>> Begin

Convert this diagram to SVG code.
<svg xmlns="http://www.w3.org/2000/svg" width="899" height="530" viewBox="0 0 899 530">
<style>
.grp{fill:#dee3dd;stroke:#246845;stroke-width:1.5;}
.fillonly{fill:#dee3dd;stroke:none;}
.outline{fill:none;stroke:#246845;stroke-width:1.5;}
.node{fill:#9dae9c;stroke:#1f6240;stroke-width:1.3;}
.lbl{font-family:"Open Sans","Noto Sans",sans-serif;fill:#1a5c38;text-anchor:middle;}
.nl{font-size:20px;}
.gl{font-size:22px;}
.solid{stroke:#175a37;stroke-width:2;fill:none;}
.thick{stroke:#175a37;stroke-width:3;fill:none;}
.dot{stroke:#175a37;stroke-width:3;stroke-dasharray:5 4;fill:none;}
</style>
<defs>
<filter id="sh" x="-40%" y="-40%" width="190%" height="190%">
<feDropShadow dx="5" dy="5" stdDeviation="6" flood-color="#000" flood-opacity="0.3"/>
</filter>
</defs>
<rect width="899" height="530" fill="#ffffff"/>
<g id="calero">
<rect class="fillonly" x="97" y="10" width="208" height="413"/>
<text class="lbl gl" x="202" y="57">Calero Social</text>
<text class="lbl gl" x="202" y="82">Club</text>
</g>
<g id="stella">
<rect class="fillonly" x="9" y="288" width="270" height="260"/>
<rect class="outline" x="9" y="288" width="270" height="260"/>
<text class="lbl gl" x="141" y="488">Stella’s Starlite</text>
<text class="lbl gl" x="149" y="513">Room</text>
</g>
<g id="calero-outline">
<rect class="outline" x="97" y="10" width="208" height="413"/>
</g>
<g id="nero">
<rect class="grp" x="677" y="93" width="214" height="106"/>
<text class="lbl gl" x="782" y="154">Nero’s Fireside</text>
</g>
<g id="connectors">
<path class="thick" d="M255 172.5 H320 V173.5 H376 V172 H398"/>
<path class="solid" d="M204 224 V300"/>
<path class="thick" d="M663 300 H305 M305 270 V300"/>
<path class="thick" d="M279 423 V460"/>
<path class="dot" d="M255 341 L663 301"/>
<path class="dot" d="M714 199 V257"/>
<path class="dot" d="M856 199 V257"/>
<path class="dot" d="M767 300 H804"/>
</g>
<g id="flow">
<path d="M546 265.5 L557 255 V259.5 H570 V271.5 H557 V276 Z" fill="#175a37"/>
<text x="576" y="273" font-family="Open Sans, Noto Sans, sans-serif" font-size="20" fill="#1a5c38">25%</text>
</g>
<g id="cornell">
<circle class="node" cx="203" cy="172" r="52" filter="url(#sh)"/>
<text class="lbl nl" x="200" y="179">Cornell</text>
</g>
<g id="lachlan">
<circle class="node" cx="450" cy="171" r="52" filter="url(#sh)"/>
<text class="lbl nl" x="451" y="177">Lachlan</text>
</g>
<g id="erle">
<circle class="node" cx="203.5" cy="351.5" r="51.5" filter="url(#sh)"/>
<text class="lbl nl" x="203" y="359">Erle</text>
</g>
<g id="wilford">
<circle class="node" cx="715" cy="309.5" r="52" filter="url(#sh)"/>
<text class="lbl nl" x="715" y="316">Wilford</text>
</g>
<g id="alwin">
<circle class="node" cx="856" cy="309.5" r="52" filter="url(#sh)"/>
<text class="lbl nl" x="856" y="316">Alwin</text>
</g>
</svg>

>> End
>> Begin

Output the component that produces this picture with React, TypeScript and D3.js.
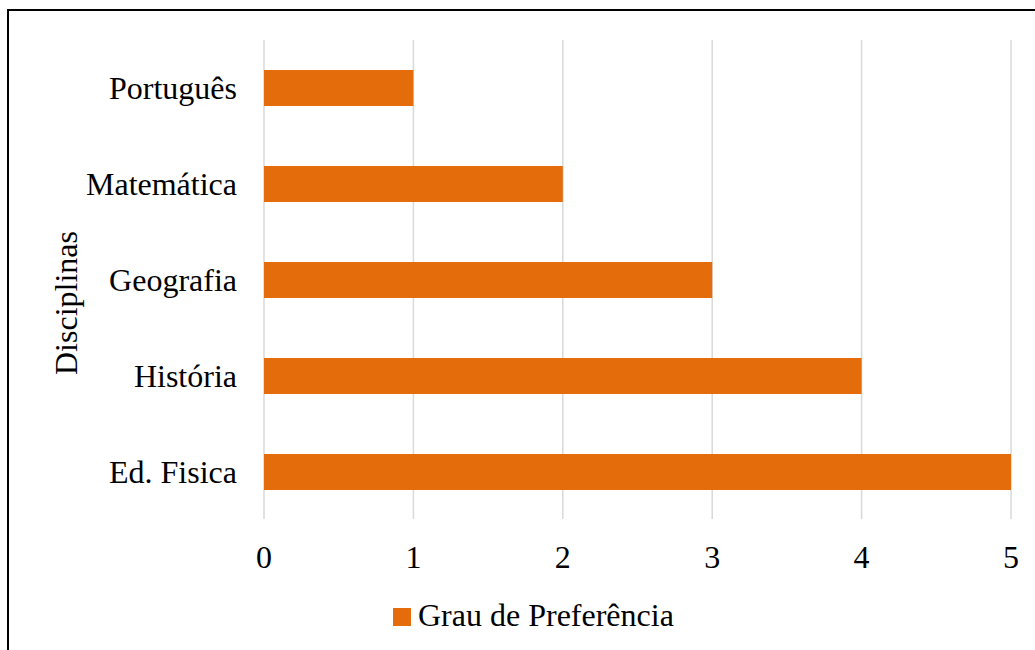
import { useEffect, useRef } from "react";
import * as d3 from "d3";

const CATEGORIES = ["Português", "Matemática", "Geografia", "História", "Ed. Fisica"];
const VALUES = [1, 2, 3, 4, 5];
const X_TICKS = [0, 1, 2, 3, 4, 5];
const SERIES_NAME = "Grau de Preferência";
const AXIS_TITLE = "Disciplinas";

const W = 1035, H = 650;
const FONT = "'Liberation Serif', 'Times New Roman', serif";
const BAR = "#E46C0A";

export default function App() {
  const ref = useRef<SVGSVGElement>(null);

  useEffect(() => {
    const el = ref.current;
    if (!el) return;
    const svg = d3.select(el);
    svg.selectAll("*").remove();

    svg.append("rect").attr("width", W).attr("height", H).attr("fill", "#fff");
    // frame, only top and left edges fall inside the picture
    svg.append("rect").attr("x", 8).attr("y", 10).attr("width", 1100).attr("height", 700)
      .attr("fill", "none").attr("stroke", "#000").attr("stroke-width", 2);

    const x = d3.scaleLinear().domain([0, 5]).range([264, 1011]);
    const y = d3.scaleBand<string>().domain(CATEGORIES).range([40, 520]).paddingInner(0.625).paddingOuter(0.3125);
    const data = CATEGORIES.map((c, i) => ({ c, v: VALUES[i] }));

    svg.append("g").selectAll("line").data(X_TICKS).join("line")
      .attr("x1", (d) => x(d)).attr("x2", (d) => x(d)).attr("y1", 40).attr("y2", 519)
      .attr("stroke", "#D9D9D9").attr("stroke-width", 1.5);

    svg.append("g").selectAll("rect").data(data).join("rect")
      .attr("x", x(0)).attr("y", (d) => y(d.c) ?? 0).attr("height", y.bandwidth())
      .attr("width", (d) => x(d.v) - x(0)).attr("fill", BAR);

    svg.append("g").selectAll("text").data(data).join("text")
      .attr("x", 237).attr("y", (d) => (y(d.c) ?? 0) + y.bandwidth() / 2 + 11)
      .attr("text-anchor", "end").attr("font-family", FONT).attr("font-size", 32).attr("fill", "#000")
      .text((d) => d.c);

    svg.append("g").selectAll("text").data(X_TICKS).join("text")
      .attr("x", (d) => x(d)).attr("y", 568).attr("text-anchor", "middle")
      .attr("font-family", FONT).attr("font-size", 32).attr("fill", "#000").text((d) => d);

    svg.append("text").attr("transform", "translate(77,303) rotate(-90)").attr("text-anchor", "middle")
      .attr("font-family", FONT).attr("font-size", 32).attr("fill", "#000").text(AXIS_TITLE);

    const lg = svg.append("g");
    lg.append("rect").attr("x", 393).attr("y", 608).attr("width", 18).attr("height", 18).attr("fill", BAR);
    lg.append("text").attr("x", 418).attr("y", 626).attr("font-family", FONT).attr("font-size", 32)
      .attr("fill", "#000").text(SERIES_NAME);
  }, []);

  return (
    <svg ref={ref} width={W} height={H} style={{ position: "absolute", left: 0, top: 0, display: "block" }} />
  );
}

>> End
>> Begin

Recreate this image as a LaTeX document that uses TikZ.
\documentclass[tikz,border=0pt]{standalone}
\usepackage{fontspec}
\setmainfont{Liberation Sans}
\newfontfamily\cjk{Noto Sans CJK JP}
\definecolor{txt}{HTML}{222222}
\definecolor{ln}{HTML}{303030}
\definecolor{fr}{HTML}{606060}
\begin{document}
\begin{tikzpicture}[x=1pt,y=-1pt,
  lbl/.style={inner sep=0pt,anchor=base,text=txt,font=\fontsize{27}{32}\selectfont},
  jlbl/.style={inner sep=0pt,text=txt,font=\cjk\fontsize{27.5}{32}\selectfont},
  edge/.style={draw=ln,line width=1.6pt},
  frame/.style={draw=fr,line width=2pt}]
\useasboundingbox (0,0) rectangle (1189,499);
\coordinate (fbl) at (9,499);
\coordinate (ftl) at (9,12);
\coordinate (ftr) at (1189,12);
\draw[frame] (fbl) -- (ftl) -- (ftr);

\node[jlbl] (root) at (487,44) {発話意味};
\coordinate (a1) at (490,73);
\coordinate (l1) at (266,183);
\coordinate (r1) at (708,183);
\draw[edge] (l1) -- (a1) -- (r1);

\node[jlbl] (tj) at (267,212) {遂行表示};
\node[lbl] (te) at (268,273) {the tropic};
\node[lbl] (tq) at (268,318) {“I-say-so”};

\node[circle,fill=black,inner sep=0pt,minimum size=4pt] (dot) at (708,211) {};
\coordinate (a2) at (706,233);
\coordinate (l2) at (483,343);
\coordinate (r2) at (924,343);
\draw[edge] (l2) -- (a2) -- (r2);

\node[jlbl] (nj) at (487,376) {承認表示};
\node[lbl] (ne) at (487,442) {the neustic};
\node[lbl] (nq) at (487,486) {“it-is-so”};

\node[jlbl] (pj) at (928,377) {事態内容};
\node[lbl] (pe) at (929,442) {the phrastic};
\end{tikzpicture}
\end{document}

>> End

** To be done **
Looking at the records above, report how many lines contain the word "that". Answer with the number only.

** Solved problem **
2